Wind Energy Application

With the fast growth of the wind-energy sector worldwide, the interaction between atmospheric boundary layer (ABL) flow and wind turbines, and the cumulative effects of turbine wakes, have become important issues in both the wind energy and the atmospheric science communities. Accurate prediction of ABL flow and of its interactions with wind turbines is critical for optimizing the siting of wind turbines and the layout of wind farms. In particular, flow prediction can potentially provide the kind of high-resolution spatial and temporal information needed to maximize wind energy production and minimize fatigue loads in wind farms.
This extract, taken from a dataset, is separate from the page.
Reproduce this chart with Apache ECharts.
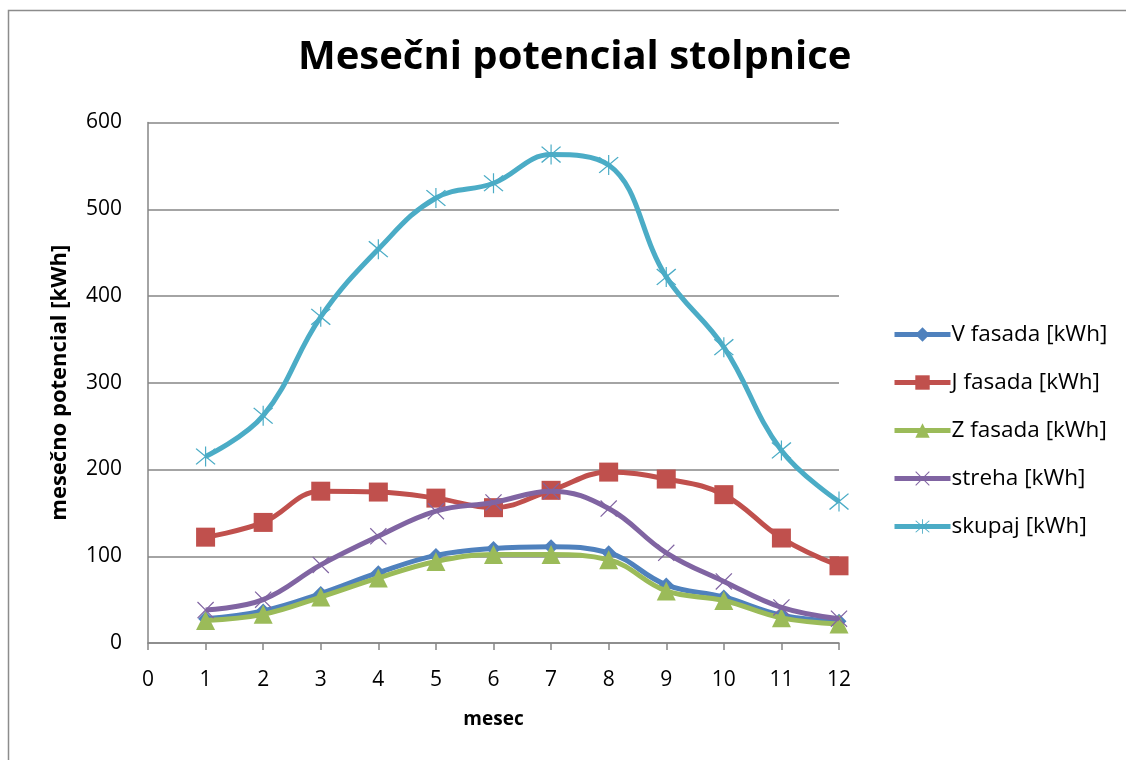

Numerical simulations, specifically large-eddy simulations (LESs), can also provide valuable quantitative insight into the potential impacts of wind farms on local meteorology. These are associated with the significant role of wind turbines in slowing down the wind and enhancing vertical mixing of momentum, heat, moisture, and other scalars. However, the accuracy of LESs of ABL flow with wind turbines hinges on our ability to parameterize subgrid-scale turbulent fluxes as well as turbine-induced forces.

This study focuses on recent research efforts to develop and validate an LES framework for wind energy applications. Futher, we use this framework to simulate ABL flow through idealized wind farms and operational wind farms for better understanding wind turbine wakes.